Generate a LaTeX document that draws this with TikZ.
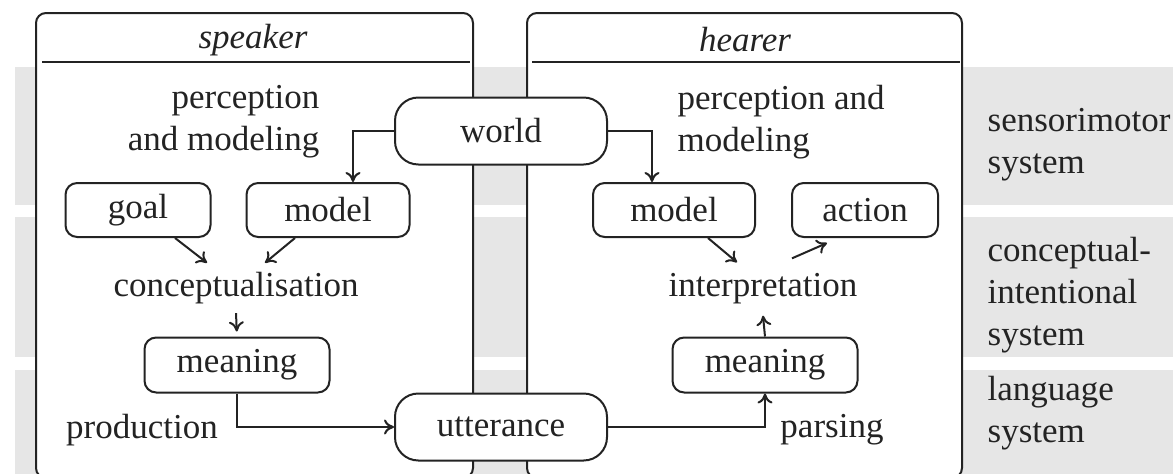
\documentclass[tikz,border=0pt]{standalone}
\usepackage{fontspec}
\setmainfont{Liberation Serif}
\usetikzlibrary{arrows.meta,calc}
\definecolor{bandgray}{RGB}{230,230,230}
\definecolor{ink}{RGB}{35,35,35}
\begin{document}
\begin{tikzpicture}[x=0.3pt,y=-0.3pt,
  font=\fontsize{10.5}{12.6}\selectfont,
  frame/.style={draw=ink, line width=0.6pt, fill=white, rounded corners=3pt},
  box/.style={draw=ink, line width=0.6pt, fill=white, rounded corners=3.5pt, inner sep=0pt,
    minimum height=16.2pt, text=ink},
  pill/.style={box, rounded corners=7pt, minimum width=63.6pt, minimum height=20.1pt},
  txt/.style={inner sep=0pt, text=ink},
  side/.style={txt, anchor=west, align=left},
  conn/.style={draw=ink, line width=0.6pt, -{To[length=3pt,width=4.5pt]}}]
\useasboundingbox (0,0) rectangle (1173,474);
% bands
\fill[bandgray] (15,67) rectangle (1173,205);
\fill[bandgray] (15,217) rectangle (1173,357);
\fill[bandgray] (15,370) rectangle (1173,474);
% frames
\draw[frame] (36,13) rectangle (473,478);
\draw[frame] (527,13) rectangle (962,478);
\draw[draw=ink, line width=0.6pt] (42,62) -- (470,62);
\draw[draw=ink, line width=0.6pt] (532,62) -- (960,62);
\node[txt, font=\fontsize{10.5}{12.6}\selectfont\itshape] (spk) at (253,40) {speaker};
\node[txt, font=\fontsize{10.5}{12.6}\selectfont\itshape] (hea) at (745,40) {hearer};
% nodes
\node[pill] (world) at (501,131) {world};
\node[pill] (utt) at (501,427) {utterance};
\node[box, minimum width=43.5pt] (goal) at (138,210) {goal};
\node[box, minimum width=48.9pt] (modelS) at (328,210) {model};
\node[box, minimum width=55.5pt, minimum height=16.5pt] (meanS) at (237,365) {meaning};
\node[box, minimum width=48.6pt] (modelH) at (674,210) {model};
\node[box, minimum width=43.8pt] (action) at (865,210) {action};
\node[box, minimum width=55.5pt, minimum height=16.5pt] (meanH) at (765,365) {meaning};
% texts
\node[txt, anchor=east, align=right] (percS) at (320,122) {perception\\and modeling};
\node[txt, anchor=west, align=left] (percH) at (677,122) {perception and\\modeling};
\node[txt, minimum height=14.7pt] (concept) at (236,288) {conceptualisation};
\node[txt, minimum height=15.6pt] (interp) at (763,289) {interpretation};
\node[txt] (prod) at (142,430) {production};
\node[txt] (pars) at (832,430) {parsing};
\node[side] (sens) at (987,145) {sensorimotor\\system};
\node[side] (conc) at (987,295) {conceptual-\\intentional\\system};
\node[side] (lang) at (987,413) {language\\system};
% connectors
\draw[conn] (world.west) -| ($(modelS.north)+(25,0)$);
\draw[conn] (world.east) -| ($(modelH.north)+(-22,0)$);
\draw[conn] ($(goal.south)+(37,0)$) -- ($(concept.north)+(-29,0)$);
\draw[conn] ($(modelS.south)+(-33,0)$) -- ($(concept.north)+(29,0)$);
\draw[conn, shorten >=1.5pt] (concept.south) -- (meanS.north);
\draw[conn] (meanS.south) |- (utt.west);
\draw[conn] (utt.east) -| (meanH.south);
\draw[conn] (meanH.north) -- (interp.south);
\draw[conn] ($(modelH.south)+(34,0)$) -- ($(interp.north)+(-26,0)$);
\draw[conn] ($(interp.north)+(29,-4)$) -- ($(action.south)+(-38,5)$);
\end{tikzpicture}
\end{document}
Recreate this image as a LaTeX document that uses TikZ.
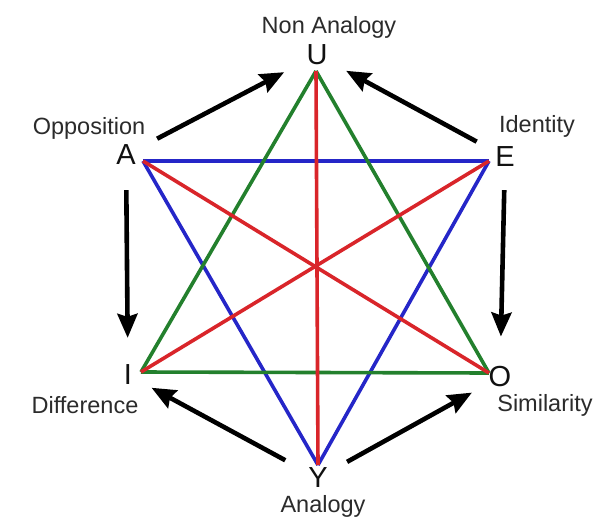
\documentclass[tikz,border=0pt]{standalone}
\usepackage{fontspec}
\setmainfont{Liberation Sans}
\usetikzlibrary{arrows.meta}
\definecolor{ink}{HTML}{111111}
\definecolor{muted}{HTML}{2B2B2B}
\definecolor{redline}{HTML}{D9252A}
\definecolor{blueline}{HTML}{2526C8}
\definecolor{greenline}{HTML}{23802D}
\tikzset{
  vertex/.style={font=\fontsize{29}{31}\selectfont,text=ink,inner sep=0pt},
  tag/.style={font=\fontsize{23.5}{26}\selectfont,text=muted,inner sep=0pt},
  link/.style={line width=3.6pt,draw=#1},
  turn/.style={-{Stealth[length=24pt,width=20pt,inset=3pt]},line width=4.6pt,draw=black}
}
\begin{document}
\begin{tikzpicture}[x=1pt,y=-1pt]
    \useasboundingbox[fill=white] (0,0) rectangle (614,528);

    % letters at the corners
    \node[vertex] (U) at (317,55) {U};
    \node[vertex] (A) at (126,155) {A};
    \node[vertex] (E) at (505,157) {E};
    \node[vertex] (I) at (128,375) {I};
    \node[vertex] (O) at (500,377) {O};
    \node[vertex] (Y) at (318,478) {Y};

    \node[tag] (nonanalogy) at (329,27) {Non Analogy};
    \node[tag] (opposition) at (89,128) {Opposition};
    \node[tag] (identity) at (537,126) {Identity};
    \node[tag] (difference) at (85,405) {Difference};
    \node[tag] (similarity) at (545,405) {Similarity};
    \node[tag] (analogy) at (323,506) {Analogy};

    % where the coloured lines meet
    \coordinate (u) at (316,71);
    \coordinate (a) at (143,161);
    \coordinate (e) at (489,161);
    \coordinate (i) at (141,372);
    \coordinate (o) at (489,373);
    \coordinate (y) at (318,465);

    \draw[link=blueline] (a) -- (e);
    \draw[link=blueline] (a) -- (y);
    \draw[link=blueline] (e) -- (y);
    \draw[link=greenline] (u) -- (i);
    \draw[link=greenline] (u) -- (o);
    \draw[link=greenline] (i) -- (o);
    \draw[link=redline] (a) -- (o);
    \draw[link=redline] (e) -- (i);
    \draw[link=redline] (u) -- (y);

    % outer arrows
    \draw[turn,shorten <=24pt,shorten >=25pt] (A) -- (U);
    \draw[turn,shorten <=21pt,shorten >=21pt] (E) -- (U);
    \draw[turn,shorten <=25pt,shorten >=27pt] (A) -- (I);
    \draw[turn,shorten <=23pt,shorten >=30pt] (E) -- (O);
    \draw[turn,shorten <=26pt,shorten >=22pt] (Y) -- (I);
    \draw[turn,shorten <=22pt,shorten >=19pt] (Y) -- (O);
\end{tikzpicture}
\end{document}
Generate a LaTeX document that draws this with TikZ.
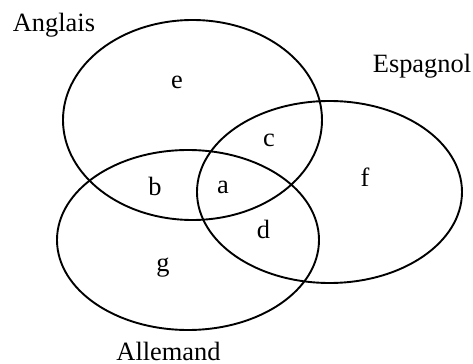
\documentclass[tikz,border=0pt]{standalone}
\usepackage{fontspec}
\setmainfont{Liberation Serif}
\tikzset{
    vennset/.style={draw, line width=0.95pt},
    vennname/.style={font=\fontsize{13.2}{15}\selectfont, anchor=base, inner sep=0pt},
    vennzone/.style={font=\fontsize{13.2}{15}\selectfont, anchor=base, inner sep=0pt}
}
\begin{document}
\begin{tikzpicture}[x=0.5pt, y=-0.5pt]
    \useasboundingbox (0,0) rectangle (473,364);
    \coordinate (anglais) at (192.5,120);
    \coordinate (espagnol) at (329.5,192);
    \coordinate (allemand) at (188,240);
    \draw[vennset] (anglais) ellipse [x radius=64.75pt, y radius=50pt];
    \draw[vennset] (espagnol) ellipse [x radius=66.25pt, y radius=45.5pt];
    \draw[vennset] (allemand) ellipse [x radius=65.5pt, y radius=45pt];

    \node[vennname] (nomanglais) at (54,32) {Anglais};
    \node[vennname] (nomespagnol) at (422,73) {Espagnol};
    \node[vennname] (nomallemand) at (168.5,360.5) {Allemand};

    \node[vennzone] (zonee) at (177,89) {e};
    \node[vennzone] (zoneb) at (155,196) {b};
    \node[vennzone] (zonea) at (223,193) {a};
    \node[vennzone] (zonec) at (269,147) {c};
    \node[vennzone] (zonef) at (365,186) {f};
    \node[vennzone] (zoned) at (263.5,239) {d};
    \node[vennzone] (zoneg) at (163,271) {g};
\end{tikzpicture}
\end{document}
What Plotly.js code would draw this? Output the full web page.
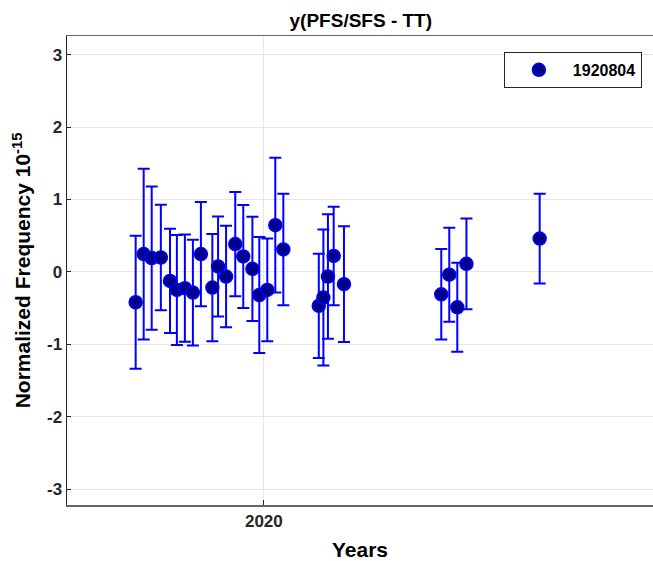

▬▬▬

Start at the line above containing "Recreate this image" and stop at the line containing "(y) at (318,465);": print those lines and everything between them exactly, but not the pictures.

Recreate this image as a LaTeX document that uses TikZ.
\documentclass[tikz,border=0pt]{standalone}
\usepackage{fontspec}
\setmainfont{Liberation Sans}
\usetikzlibrary{arrows.meta}
\definecolor{ink}{HTML}{111111}
\definecolor{muted}{HTML}{2B2B2B}
\definecolor{redline}{HTML}{D9252A}
\definecolor{blueline}{HTML}{2526C8}
\definecolor{greenline}{HTML}{23802D}
\tikzset{
  vertex/.style={font=\fontsize{29}{31}\selectfont,text=ink,inner sep=0pt},
  tag/.style={font=\fontsize{23.5}{26}\selectfont,text=muted,inner sep=0pt},
  link/.style={line width=3.6pt,draw=#1},
  turn/.style={-{Stealth[length=24pt,width=20pt,inset=3pt]},line width=4.6pt,draw=black}
}
\begin{document}
\begin{tikzpicture}[x=1pt,y=-1pt]
    \useasboundingbox[fill=white] (0,0) rectangle (614,528);

    % letters at the corners
    \node[vertex] (U) at (317,55) {U};
    \node[vertex] (A) at (126,155) {A};
    \node[vertex] (E) at (505,157) {E};
    \node[vertex] (I) at (128,375) {I};
    \node[vertex] (O) at (500,377) {O};
    \node[vertex] (Y) at (318,478) {Y};

    \node[tag] (nonanalogy) at (329,27) {Non Analogy};
    \node[tag] (opposition) at (89,128) {Opposition};
    \node[tag] (identity) at (537,126) {Identity};
    \node[tag] (difference) at (85,405) {Difference};
    \node[tag] (similarity) at (545,405) {Similarity};
    \node[tag] (analogy) at (323,506) {Analogy};

    % where the coloured lines meet
    \coordinate (u) at (316,71);
    \coordinate (a) at (143,161);
    \coordinate (e) at (489,161);
    \coordinate (i) at (141,372);
    \coordinate (o) at (489,373);
    \coordinate (y) at (318,465);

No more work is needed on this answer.